- DATA BLOCK:
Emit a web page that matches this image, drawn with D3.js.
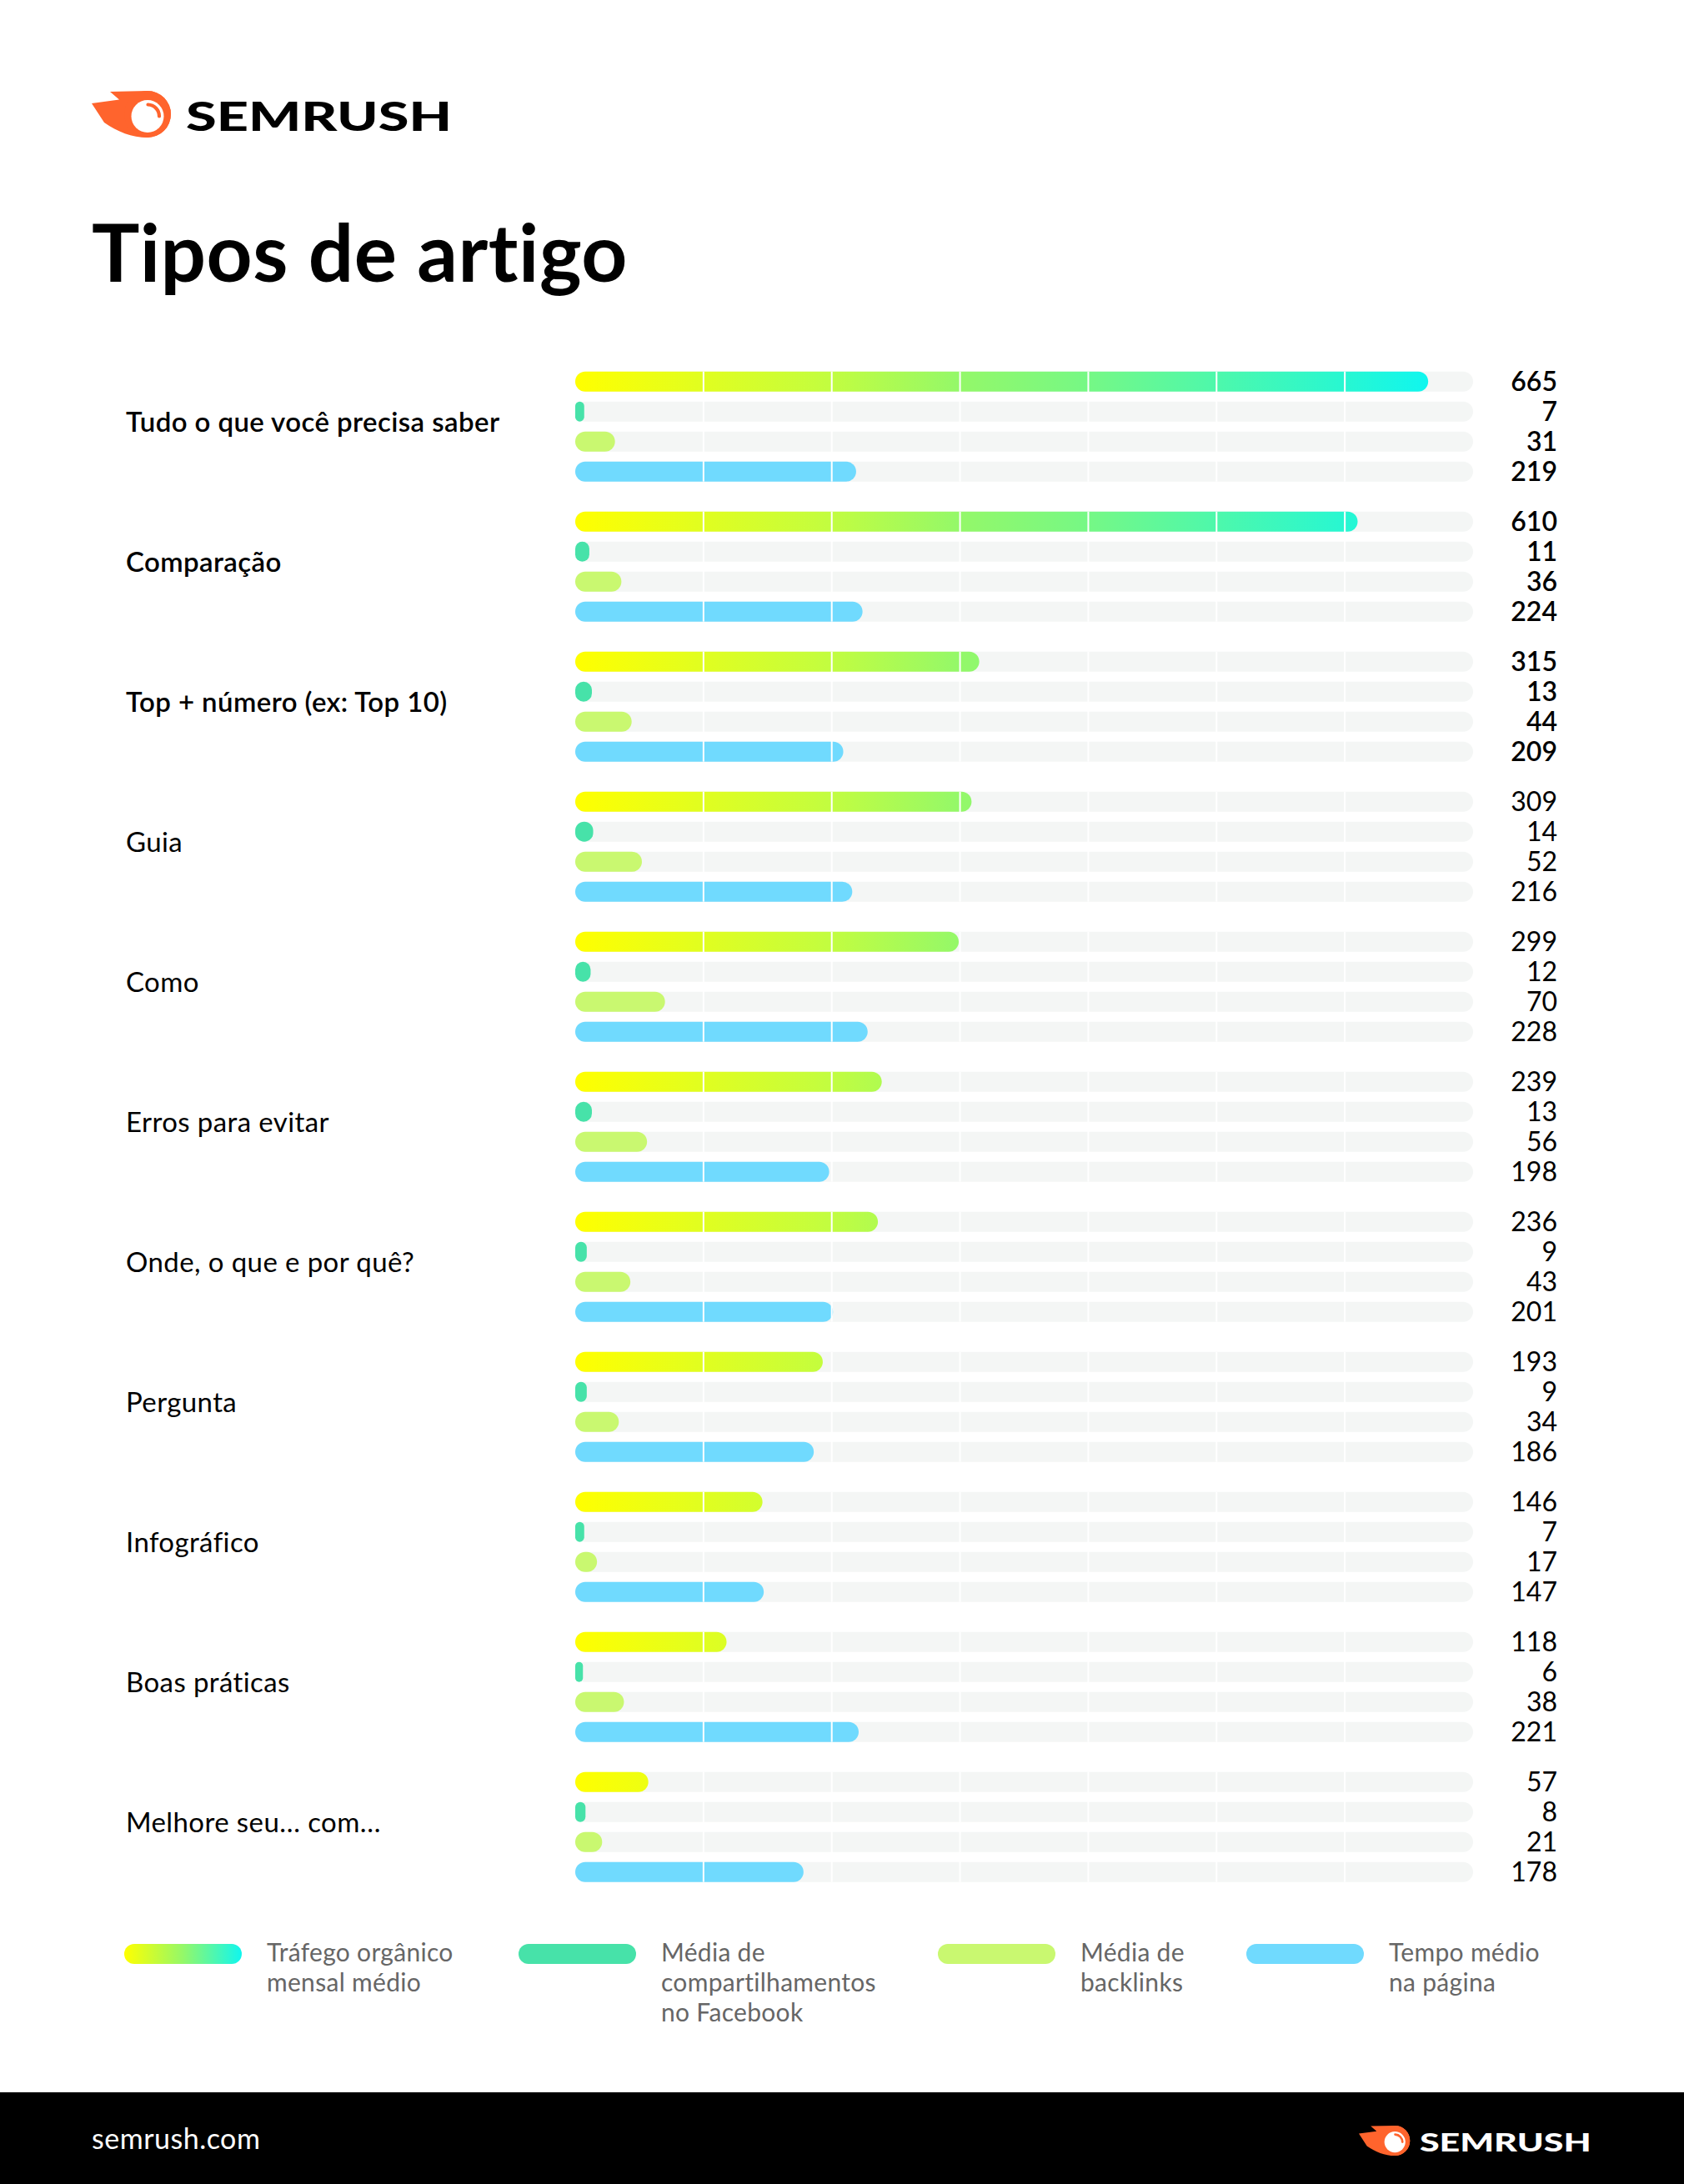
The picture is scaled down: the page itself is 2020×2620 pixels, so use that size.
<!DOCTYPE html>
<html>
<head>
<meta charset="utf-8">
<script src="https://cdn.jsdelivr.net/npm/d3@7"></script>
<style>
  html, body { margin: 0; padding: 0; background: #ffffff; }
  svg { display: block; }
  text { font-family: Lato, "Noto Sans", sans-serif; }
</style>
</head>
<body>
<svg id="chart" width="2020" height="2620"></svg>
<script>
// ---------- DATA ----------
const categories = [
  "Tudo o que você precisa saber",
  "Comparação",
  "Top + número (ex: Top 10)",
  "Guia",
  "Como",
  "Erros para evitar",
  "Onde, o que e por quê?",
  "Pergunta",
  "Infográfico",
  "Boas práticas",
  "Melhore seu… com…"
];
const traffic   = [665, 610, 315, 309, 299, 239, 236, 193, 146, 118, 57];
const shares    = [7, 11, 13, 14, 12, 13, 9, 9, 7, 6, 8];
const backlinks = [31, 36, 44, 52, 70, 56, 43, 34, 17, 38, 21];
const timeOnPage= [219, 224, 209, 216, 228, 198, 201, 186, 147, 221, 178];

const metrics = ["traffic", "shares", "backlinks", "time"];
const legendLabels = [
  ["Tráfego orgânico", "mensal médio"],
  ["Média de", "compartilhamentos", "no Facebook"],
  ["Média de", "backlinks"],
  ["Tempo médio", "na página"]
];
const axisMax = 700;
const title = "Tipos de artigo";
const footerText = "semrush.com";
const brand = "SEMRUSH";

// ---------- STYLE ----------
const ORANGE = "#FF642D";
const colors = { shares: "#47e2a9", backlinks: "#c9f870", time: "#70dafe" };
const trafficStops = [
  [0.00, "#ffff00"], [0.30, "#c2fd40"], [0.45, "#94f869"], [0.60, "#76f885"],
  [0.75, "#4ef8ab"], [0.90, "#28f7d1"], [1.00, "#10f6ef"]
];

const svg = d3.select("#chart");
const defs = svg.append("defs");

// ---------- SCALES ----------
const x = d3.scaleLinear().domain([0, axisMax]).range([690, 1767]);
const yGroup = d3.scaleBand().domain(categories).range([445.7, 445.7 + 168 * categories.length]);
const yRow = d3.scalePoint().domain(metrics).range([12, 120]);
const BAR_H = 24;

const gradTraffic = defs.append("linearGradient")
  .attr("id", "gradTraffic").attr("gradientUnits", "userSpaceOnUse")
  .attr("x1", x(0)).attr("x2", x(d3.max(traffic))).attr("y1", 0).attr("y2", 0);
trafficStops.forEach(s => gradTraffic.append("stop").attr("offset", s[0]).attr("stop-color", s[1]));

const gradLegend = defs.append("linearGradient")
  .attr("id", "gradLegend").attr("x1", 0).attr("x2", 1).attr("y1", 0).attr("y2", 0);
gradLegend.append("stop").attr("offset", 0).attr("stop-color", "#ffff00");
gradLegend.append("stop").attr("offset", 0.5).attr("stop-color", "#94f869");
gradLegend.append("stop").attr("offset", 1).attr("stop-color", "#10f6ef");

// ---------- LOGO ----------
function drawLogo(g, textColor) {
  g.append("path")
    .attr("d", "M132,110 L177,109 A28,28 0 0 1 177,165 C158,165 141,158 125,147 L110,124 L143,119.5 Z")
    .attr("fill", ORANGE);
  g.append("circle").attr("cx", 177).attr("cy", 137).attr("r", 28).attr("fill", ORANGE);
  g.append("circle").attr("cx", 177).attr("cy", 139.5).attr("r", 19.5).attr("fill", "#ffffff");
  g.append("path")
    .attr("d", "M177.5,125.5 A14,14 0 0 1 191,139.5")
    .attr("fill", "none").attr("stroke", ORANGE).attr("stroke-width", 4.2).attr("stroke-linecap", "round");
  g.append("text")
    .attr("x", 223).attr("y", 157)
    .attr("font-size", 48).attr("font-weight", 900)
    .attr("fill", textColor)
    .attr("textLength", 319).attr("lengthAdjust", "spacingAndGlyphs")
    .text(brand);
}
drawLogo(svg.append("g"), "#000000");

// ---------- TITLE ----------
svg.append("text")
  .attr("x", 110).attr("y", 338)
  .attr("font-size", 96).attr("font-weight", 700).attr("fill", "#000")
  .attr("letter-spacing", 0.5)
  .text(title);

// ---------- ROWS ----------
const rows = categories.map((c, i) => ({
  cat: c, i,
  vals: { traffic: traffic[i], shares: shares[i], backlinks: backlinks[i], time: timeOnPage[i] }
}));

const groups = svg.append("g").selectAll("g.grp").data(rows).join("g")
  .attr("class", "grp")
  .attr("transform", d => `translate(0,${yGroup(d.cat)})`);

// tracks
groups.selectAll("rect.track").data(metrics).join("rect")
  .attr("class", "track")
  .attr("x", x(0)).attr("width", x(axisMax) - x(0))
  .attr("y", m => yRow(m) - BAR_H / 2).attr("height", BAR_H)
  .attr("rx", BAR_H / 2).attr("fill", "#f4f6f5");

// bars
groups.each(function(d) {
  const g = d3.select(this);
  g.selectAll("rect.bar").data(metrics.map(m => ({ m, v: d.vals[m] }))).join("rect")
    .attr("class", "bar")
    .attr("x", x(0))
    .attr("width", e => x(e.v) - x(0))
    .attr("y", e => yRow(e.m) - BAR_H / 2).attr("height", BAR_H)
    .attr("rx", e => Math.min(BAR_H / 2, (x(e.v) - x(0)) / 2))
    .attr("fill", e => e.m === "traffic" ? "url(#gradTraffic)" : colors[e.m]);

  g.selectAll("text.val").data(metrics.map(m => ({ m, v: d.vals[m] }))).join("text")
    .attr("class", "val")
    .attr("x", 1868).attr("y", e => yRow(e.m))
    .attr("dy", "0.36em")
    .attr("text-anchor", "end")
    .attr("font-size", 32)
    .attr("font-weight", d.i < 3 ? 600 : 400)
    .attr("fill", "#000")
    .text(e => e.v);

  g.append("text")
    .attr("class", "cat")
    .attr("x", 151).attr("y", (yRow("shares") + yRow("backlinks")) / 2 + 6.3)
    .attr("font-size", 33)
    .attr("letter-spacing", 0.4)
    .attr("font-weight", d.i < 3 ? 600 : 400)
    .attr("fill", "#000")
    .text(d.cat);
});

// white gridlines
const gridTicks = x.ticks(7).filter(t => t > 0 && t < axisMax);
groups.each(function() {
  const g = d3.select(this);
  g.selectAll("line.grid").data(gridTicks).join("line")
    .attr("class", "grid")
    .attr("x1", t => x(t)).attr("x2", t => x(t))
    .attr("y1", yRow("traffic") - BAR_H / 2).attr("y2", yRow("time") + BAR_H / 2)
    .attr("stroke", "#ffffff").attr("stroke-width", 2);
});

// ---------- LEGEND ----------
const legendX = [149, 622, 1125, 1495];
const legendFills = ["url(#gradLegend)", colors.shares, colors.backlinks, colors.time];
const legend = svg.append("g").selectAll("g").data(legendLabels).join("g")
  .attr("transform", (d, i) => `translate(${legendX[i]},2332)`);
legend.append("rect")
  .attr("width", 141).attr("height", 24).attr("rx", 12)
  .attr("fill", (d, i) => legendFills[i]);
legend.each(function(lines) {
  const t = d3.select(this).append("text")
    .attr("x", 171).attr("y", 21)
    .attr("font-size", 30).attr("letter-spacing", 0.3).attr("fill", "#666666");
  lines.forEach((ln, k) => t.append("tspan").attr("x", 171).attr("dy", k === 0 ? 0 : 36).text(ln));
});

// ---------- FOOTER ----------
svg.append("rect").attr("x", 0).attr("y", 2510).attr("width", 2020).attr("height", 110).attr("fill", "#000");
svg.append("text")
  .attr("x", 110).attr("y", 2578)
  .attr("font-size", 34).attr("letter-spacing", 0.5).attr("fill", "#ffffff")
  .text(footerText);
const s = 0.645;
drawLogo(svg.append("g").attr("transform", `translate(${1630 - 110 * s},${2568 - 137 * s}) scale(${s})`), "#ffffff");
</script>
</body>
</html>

- WORK REQUIRED:
Set down again, exactly, the lines of the material above from its first line to the one with "const BAR_H = 24;", inclusive. Leave the pictures out.

- SOLUTION:
Emit a web page that matches this image, drawn with D3.js.
The picture is scaled down: the page itself is 2020×2620 pixels, so use that size.
<!DOCTYPE html>
<html>
<head>
<meta charset="utf-8">
<script src="https://cdn.jsdelivr.net/npm/d3@7"></script>
<style>
  html, body { margin: 0; padding: 0; background: #ffffff; }
  svg { display: block; }
  text { font-family: Lato, "Noto Sans", sans-serif; }
</style>
</head>
<body>
<svg id="chart" width="2020" height="2620"></svg>
<script>
// ---------- DATA ----------
const categories = [
  "Tudo o que você precisa saber",
  "Comparação",
  "Top + número (ex: Top 10)",
  "Guia",
  "Como",
  "Erros para evitar",
  "Onde, o que e por quê?",
  "Pergunta",
  "Infográfico",
  "Boas práticas",
  "Melhore seu… com…"
];
const traffic   = [665, 610, 315, 309, 299, 239, 236, 193, 146, 118, 57];
const shares    = [7, 11, 13, 14, 12, 13, 9, 9, 7, 6, 8];
const backlinks = [31, 36, 44, 52, 70, 56, 43, 34, 17, 38, 21];
const timeOnPage= [219, 224, 209, 216, 228, 198, 201, 186, 147, 221, 178];

const metrics = ["traffic", "shares", "backlinks", "time"];
const legendLabels = [
  ["Tráfego orgânico", "mensal médio"],
  ["Média de", "compartilhamentos", "no Facebook"],
  ["Média de", "backlinks"],
  ["Tempo médio", "na página"]
];
const axisMax = 700;
const title = "Tipos de artigo";
const footerText = "semrush.com";
const brand = "SEMRUSH";

// ---------- STYLE ----------
const ORANGE = "#FF642D";
const colors = { shares: "#47e2a9", backlinks: "#c9f870", time: "#70dafe" };
const trafficStops = [
  [0.00, "#ffff00"], [0.30, "#c2fd40"], [0.45, "#94f869"], [0.60, "#76f885"],
  [0.75, "#4ef8ab"], [0.90, "#28f7d1"], [1.00, "#10f6ef"]
];

const svg = d3.select("#chart");
const defs = svg.append("defs");

// ---------- SCALES ----------
const x = d3.scaleLinear().domain([0, axisMax]).range([690, 1767]);
const yGroup = d3.scaleBand().domain(categories).range([445.7, 445.7 + 168 * categories.length]);
const yRow = d3.scalePoint().domain(metrics).range([12, 120]);
const BAR_H = 24;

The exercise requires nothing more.